#1 Aug 15, 2019: “Accidental Center of Attention”
Grizzly Giant Sequoia Tree, Mariposa Grove, Yosemite NP, California

I started this painting knowing it was supposed to be the first in this new series I intended to publicly sell. Knowing this was supposed to be the christening event of a professional series thrust my self-doubt to the foreground of my own attention.  Making the choice (for maybe just the second time ever), to setup along a highly trafficked path, with lots of people stopping to peer over my shoulder, turned the dial on the insecurity voice even higher.  

“What the hell are you doing, thrusting yourself into the public eye like this?  You’re just going to hate your work, now that you’ve taken on this project. It was only fun when it was in your own private notebook, and now everyone’s going to be looking and judging every little thing you do”

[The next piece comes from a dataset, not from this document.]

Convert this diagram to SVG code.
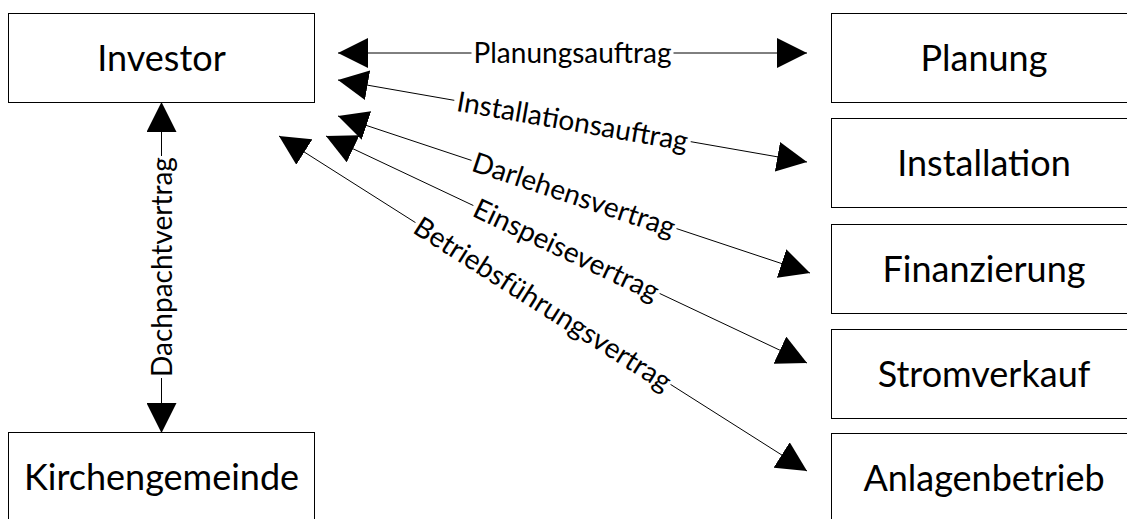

The first 30 minutes or so of work on this were completely excruciating. When I paint for myself, I know every piece looks crazy as the undertoning and lay-in processes happen.  Agonizing through the early awkwardly bad-looking stages, in something that was supposed to be professional quality, with an audience, felt like it might be torture.

But surprisingly, as the painting little by little emerged, I found I didn’t feel judged.  Little kids stopped with visible awe in their innocent eyes. Folks broke out of their distant-languaged conversations to struggle out an english “Is very beautiful” or “so nice looking”.  They took a risk, breaking themselves into my language, risking interrupting me over my little canvas, just to express some appreciation. And where I had been fearful, I found myself really touched.

As I gazed at this massive tree – the first big focal point of the grove, I realized that it too had been thrust accidentally into the center of attention.  It was just out in the woods, growing away with its Sequoia buddies, and it just so happened it grew really tall. The Mariposa Grove, with its big parking lot, constant shuttle busses, and fenced interpretive trails, just openned in the park last year.  I wonder if that tree felt a little shocked that it was newly in the public eye, too. I wondered if it felt any of the same self doubt that I did.  

I decided it probably didn’t.  It was an old and massive tree, after all.  As I painted, and felt my own fears shifting into warm gratitude for the appreciation of passersby, I decided that this connected warmth must be how the tree felt… in that moment, we shared something in common.   The painting that emerged from our afternoon together became a reminder for me, if any more doubtful fears might arise on this new painting adventure, to carry the calm acceptance of old Grizzly Giant.